Overview

(There is currently no Korean translation for this new version of the page).

Korean Hangul text is not processed well either by the whitespace-based word splitter used for Western languages or by the n-gram based splitter used for Chinese characters.

As of version 1.27 Recoll has support for using an external text analyzer for splitting Korean text into appropriate terms.

The initial implementation was based on the Konlpy Python package, which has support for several morpheme analyzers for Korean (Hannanum, Kkma, Komoran, Mecab, Twitter/Okt).

Testing with a kind Korean Recoll user finally led to choosing Mecab as default, as it seemed to present the best performance/quality compromise.

The current Recoll implementation retains the capability to work with konlpy, if you want to experiment with different analyzers, but the default setup is now to use python-mecab-ko, which is a direct interface to Mecab-ko and avoids the multiple Konlpy dependencies.

Mecab-ko is written in C++, unlike the others which are in Java.

The necessary modules are not bundled with the base Recoll installation. The installation steps for supporting Korean depend on the OS and are described further, for Linux and Windows.

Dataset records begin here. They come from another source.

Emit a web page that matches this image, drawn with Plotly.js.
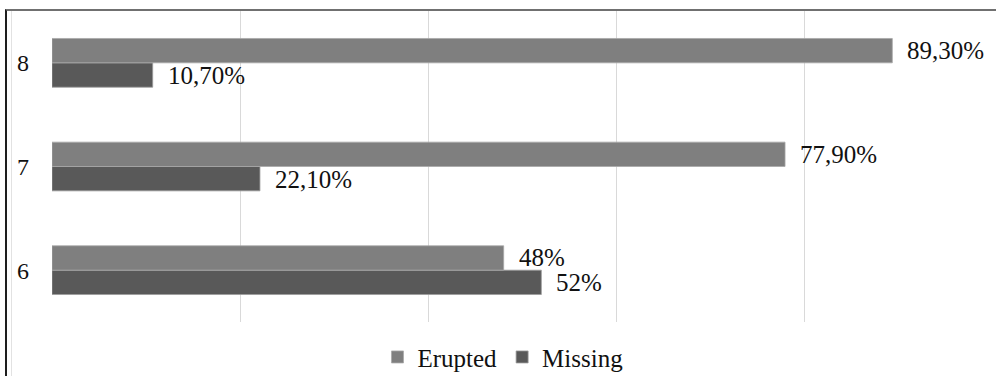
<!DOCTYPE html>
<html>
<head>
<meta charset="utf-8">
<script src="https://cdn.plot.ly/plotly-3.0.1.min.js"></script>
<style>
  html, body { margin: 0; padding: 0; background: #fff; }
  #wrap { position: relative; width: 996px; height: 376px; overflow: hidden; }
  #chart { position: absolute; left: 0; top: 0; width: 996px; height: 376px; }
  #frame { position: absolute; left: 5px; top: 9px; width: 995px; height: 370px;
           border-top: 2px solid #707070; border-left: 2px solid #1e1e1e; pointer-events: none; }
  #inner { position: absolute; left: 11px; top: 11px; width: 1px; height: 370px;
           background: #e2e2e2; pointer-events: none; }
</style>
</head>
<body>
<div id="wrap">
  <div id="chart"></div>
  <div id="inner"></div>
  <div id="frame"></div>
</div>
<script>
// Data
const categories = ['6', '7', '8'];
const eruptedValues = [48, 77.9, 89.3];
const missingValues = [52, 22.1, 10.7];
const eruptedLabels = ['48%', '77,90%', '89,30%'];
const missingLabels = ['52%', '22,10%', '10,70%'];
const seriesNames = ['Erupted', 'Missing'];

const FONT = '"Liberation Serif", "Times New Roman", serif';

const traces = [
  {
    type: 'bar', orientation: 'h', name: seriesNames[1],
    y: categories, x: missingValues,
    marker: { color: '#595959', line: { color: '#9a9a9a', width: 0.8 } },
    hoverinfo: 'none'
  },
  {
    type: 'bar', orientation: 'h', name: seriesNames[0],
    y: categories, x: eruptedValues,
    marker: { color: '#7f7f7f', line: { color: '#a8a8a8', width: 0.8 } },
    hoverinfo: 'none'
  }
];

const annotations = [];
categories.forEach((c, i) => {
  annotations.push({
    x: eruptedValues[i], y: i, xref: 'x', yref: 'y',
    text: eruptedLabels[i], showarrow: false, xanchor: 'left', yanchor: 'middle',
    xshift: 13, yshift: 12.5, font: { family: FONT, size: 25, color: '#111' }
  });
  annotations.push({
    x: missingValues[i], y: i, xref: 'x', yref: 'y',
    text: missingLabels[i], showarrow: false, xanchor: 'left', yanchor: 'middle',
    xshift: 13, yshift: -12.5, font: { family: FONT, size: 25, color: '#111' }
  });
});

const layout = {
  width: 996, height: 376,
  margin: { l: 52, r: 3, t: 11, b: 54, pad: 0 },
  paper_bgcolor: '#ffffff', plot_bgcolor: '#ffffff',
  barmode: 'group', bargap: 0.53, bargroupgap: 0,
  showlegend: true,
  legend: {
    orientation: 'h', traceorder: 'reversed',
    xref: 'container', yref: 'container',
    x: 0.505, xanchor: 'center', y: 0.05, yanchor: 'middle',
    font: { family: FONT, size: 25, color: '#111' },
    itemwidth: 30
  },
  xaxis: {
    range: [0, 100], dtick: 20, tick0: 0,
    showticklabels: false, showgrid: true, gridcolor: '#d9d9d9', gridwidth: 1,
    zeroline: false, showline: false, ticks: '', fixedrange: true
  },
  yaxis: {
    type: 'category', categoryorder: 'array', categoryarray: categories,
    range: [-0.5, 2.5], showgrid: false, zeroline: false, showline: false,
    ticks: '', ticklabelstandoff: 22,
    tickfont: { family: FONT, size: 24, color: '#111' }, fixedrange: true
  },
  annotations: annotations
};

Plotly.newPlot('chart', traces, layout, { displayModeBar: false, staticPlot: true });
</script>
</body>
</html>
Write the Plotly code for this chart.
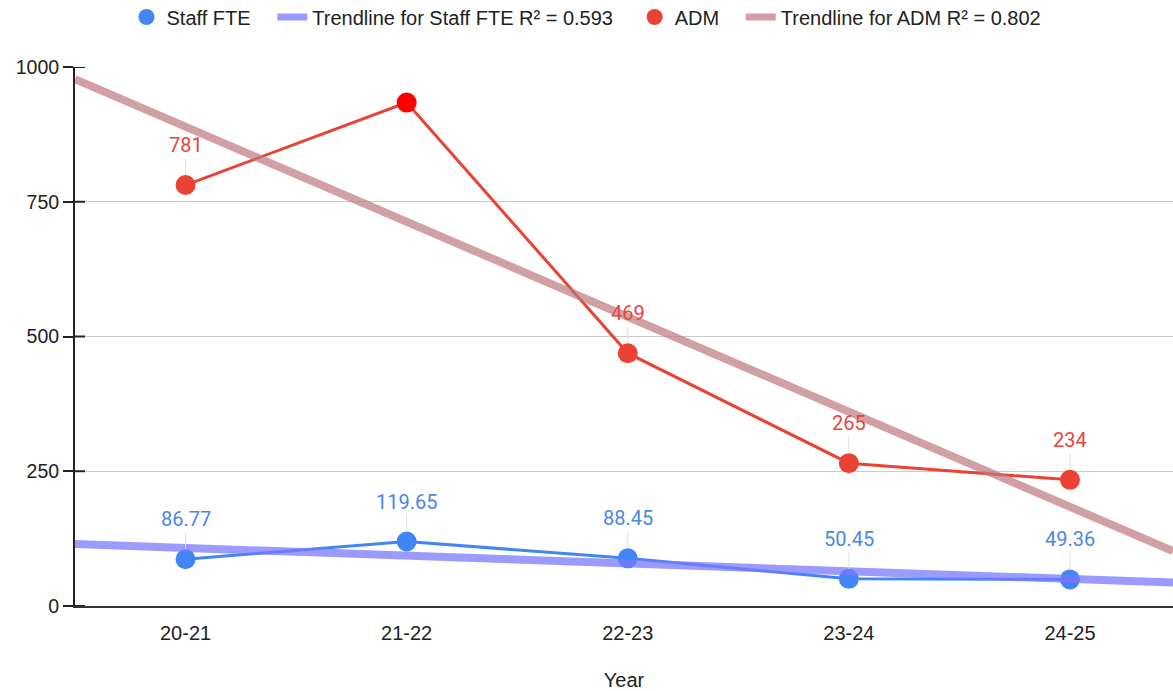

Installing Mecab-ko and python-mecab-ko on Windows

The bundled Recoll Python installation comes with the pip utility, so you can just install the module from Pypi.

  • In a command window:

C:\Program Files\Recoll\Share\filters\python.exe -m pip install python-mecab-ko
  • Edit the Recoll index configuration file (default: C:\Users\[me]\Appdata\Local\Recoll\recoll.conf) with, e.g., Notepad, and add the following line:

hangultagger = Mecab
  • Reset the index.

The above pip command will in general install the mecab-related files under C:/users/[you]/Appdata/Roaming/Python/Python312/site-packages.

Installing python-mecab-ko on Linux

  • Just use your system Python and pip to install python-mecab-ko from Pypi

  • Edit recoll.conf as for Windows above

Done…​ Reset the index to get the new Korean terms.